Check out Modern Chess, our featured variant for January, 2025.


[ Help | Earliest Comments | Latest Comments ]
[ List All Subjects of Discussion | Create New Subject of Discussion ]
[ List Earliest Comments Only For Pages | Games | Rated Pages | Rated Games | Subjects of Discussion ]

Single Comment

Diagram testing thread[Subject Thread] [Add Response]
Kevin Pacey wrote on Tue, Nov 28, 2017 10:00 PM UTC:

A variant idea occured to me today, but I'm not yet sure it's at all any good (partly since a game may be long, or the rules difficult/awkward to learn). I'm posting the diagram for the setup, and rules, for it below, for my study at leisure. A possible name for the idea is "Bloodline" (as the name 'War of the Roses' is taken already). [edit: I'm liking 'Royal Succession' better as a name now] There is no initial double step for pawns or castling. Pawns may promote to Prince (i.e. the guard figurine) or Princess (i.e the archbishop figurine). They may also promote to a Queen, unless the player who is promoting has no king on the board at the moment of promotion (i.e. this would not include if a player has just turned a prince into a king as part of a turn of his where he promotes a pawn).

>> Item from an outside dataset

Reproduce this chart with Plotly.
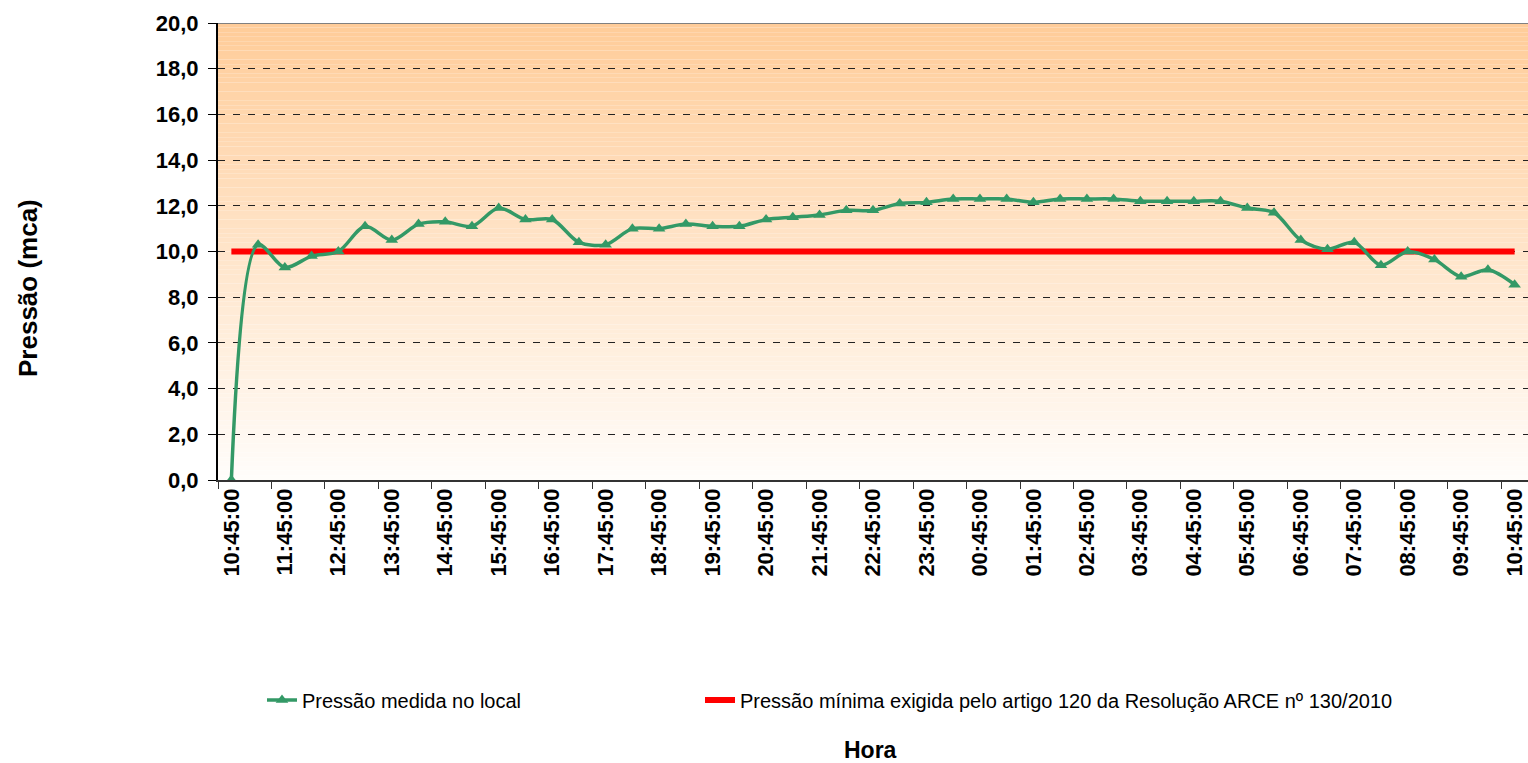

There is a series of special rules, some sort of alluding to a kind of 'royal line of succession' that favours maleness:

1) A king (or else lone royal queen on the board, without the existence of a player's own king, i.e. this queen has become understood to be 'royal') must stay or get out of check if possible (stalemate of either the player's king or lone royal queen being a draw);

2) If a player's king (or lone queen, if it has become royal) is checkmated, and he has no pieces other than pawns left, he loses by 'final checkmate';

3a) Otherwise, if a player's king is mated then on his next turn he has to remove his king from the board and replaces one of his existing princes not under attack (if any available), making it into a king, and then makes a move (all feasible with Game Courier). If all of his princes are under attack, he loses by final checkmate;

3b) If this (see rule 3a) is not possible due to his having no princes on the board, then he chooses one of his queens on the board not under attack (if any) to become royal (if all his queens are under attack, then the player loses by final checkmate), and on his next turn he removes his king from the board, plus removes all of his queens other than the one he chose to be understood to be royal, and he then makes a move. If he has no queens to make the royal one, he instead chooses one of his princesses not under attack to be become the lone royal queen, replacing it with a queen, then makes a move. If all his princesses are under attack then he loses by final checkmate;

4a) If a player's lone royal queen is checkmated then on his next turn he must remove it from the board and make one of his princes not under attack (if any available) a king and then make a move (if all existing princes available are under attack then the player loses by final checkmate);

4b) If a player's lone royal queen is checkmated and he has no princes, but he does have any princesses not under attack, then on his next turn he must remove his lone royal queen, then replace a princess on the board with a queen, which will be understood to be his lone royal queen, then make his move. If his princesses are all under attack then he loses by final checkmate;

5) A three-fold repetition of position rule and a 50 move rule apply, as in chess;

6) When a checkmate is not the final one that wins the game, the opponent says/writes 'royal checkmated', else says/writes 'final checkmate'.

[edit: I'd tentatively estimate the piece values here as P=1; G(Prince)=7.11 (also K's approx. fighting value); A(Princess)=8.625 and Q=10.25. Note I'd put B=3.75, N=3.875, R=5.5 and C(Chancellor)=10.375 on such a 6x6 board.]